Para alguns dos principais pesquisadores de pobreza no país,
como Ricardo Henriques, do Instituto de Pesquisa Econômica e
Aplicada, e Neri, da FGV, a indigência no Brasil não está ligada a
escassez de recursos.
"O Brasil não é um país pobre e
sim de pobres", classificou Neri
no seu "Mapa do Fim da Fome",
elaborado a partir de dados do IBGE. Ricardo Henriques, do Ipea,
reforça essa idéia no estudo "A
Estabilidade Inaceitável: Desigualdade e Pobreza no Brasil",
mostrando que 64% dos países do
mundo têm renda per capita inferior à brasileira e que 77% da população mundial vive nesses lugares. No entanto, essas nações têm
uma quantidade de indigentes
menor do que o Brasil.
O problema, concordam
Henriques e Neri, é a concentração de renda. Na maioria dos países do mundo, a diferença entre a
renda média dos 10% mais ricos
da população e dos 40% mais pobres é inferior a dez vezes. No Brasil, essa diferença chega a 28 vezes,
de acordo com o Banco Interamericano de Desenvolvimento.
Fim da indigência
Neri faz uma espécie de "simulação" da erradicação da pobreza
nas regiões metropolitanas do
país.

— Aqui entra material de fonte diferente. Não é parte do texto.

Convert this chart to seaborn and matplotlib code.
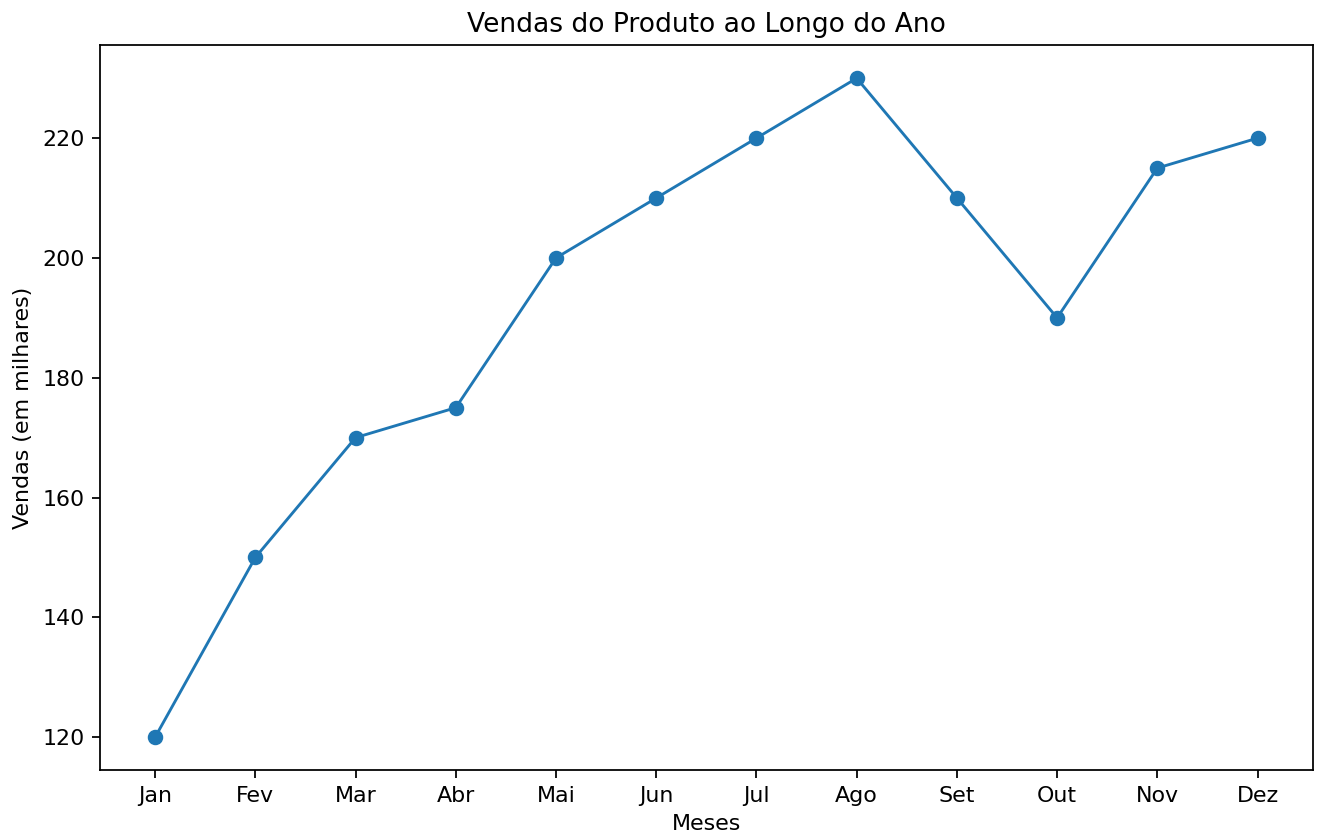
import matplotlib
matplotlib.use('Agg')
import matplotlib.pyplot as plt
import seaborn as sns
import pandas as pd

# dados
meses = ['Jan', 'Fev', 'Mar', 'Abr', 'Mai', 'Jun', 'Jul', 'Ago', 'Set', 'Out', 'Nov', 'Dez']
vendas = [120, 150, 170, 175, 200, 210, 220, 230, 210, 190, 215, 220]

df = pd.DataFrame({'Meses': meses, 'Vendas': vendas})

dpi = 159
fig = plt.figure(figsize=(1321 / dpi, 838 / dpi), dpi=dpi)
ax = fig.add_axes([0.0757, 0.081, 0.918, 0.865])

sns.lineplot(data=df, x='Meses', y='Vendas', marker='o', markersize=6,
             linewidth=1.3, color='#1f77b4', markeredgecolor='#1f77b4',
             markeredgewidth=1, ax=ax, sort=False)

ax.set_title('Vendas do Produto ao Longo do Ano', fontsize=12)
ax.set_xlabel('Meses')
ax.set_ylabel('Vendas (em milhares)')

fig.savefig('out.png', dpi=dpi)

O estudo é feito a partir da
transferência de renda das famílias que se encontram acima da linha de pobreza (quem ganha até
um salário mínimo) para aquelas
que são indigentes- recebem até
meio salário mínimo por mês e
não tem como comprar alimentos em quantidade suficiente.

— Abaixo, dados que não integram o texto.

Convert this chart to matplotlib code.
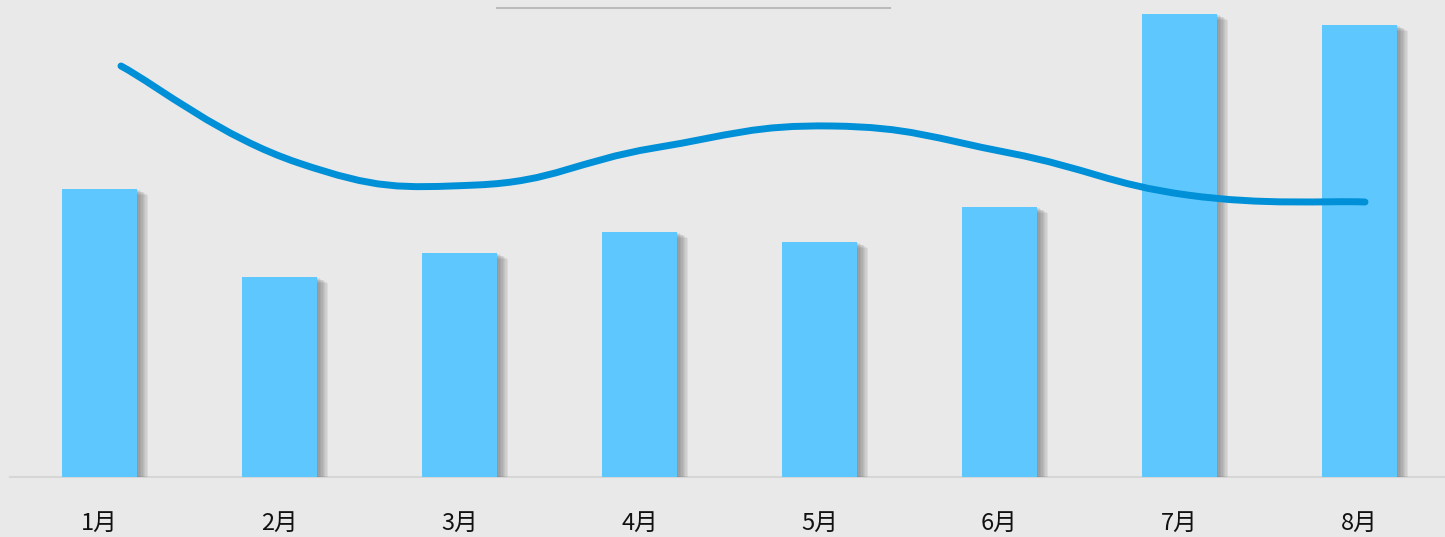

O resultado é que, na região metropolitana de São Paulo, cada família de não-miseráveis teria de
pagar R$ 4,48 mensais para uma
espécie de fundo para que cada
indigente recebesse uma complementação mensal de R$ 40,79 e
pudesse comer bem.
Essa simulação não leva em
conta o custo da administração
desse fundo nem inclui despesas
com transporte, vestuário e lazer
desses miseráveis. Conta apenas o
dinheiro que cada um deveria pagar e receber. Além disso, dá a dimensão real da concentração de
renda na região mais rica do país.
Essa mesma simulação de
transferência de renda feita para
todo Estado indica que cada paulista acima da linha de pobreza
deveria pagar apenas R$ 3,75 para
erradicar a indigência, apesar de
São Paulo ser o Estado mais populoso do Brasil.
No Piauí, os não-miseráveis teriam de pagar R$ 25,90; os maranhenses, R$ 25,46.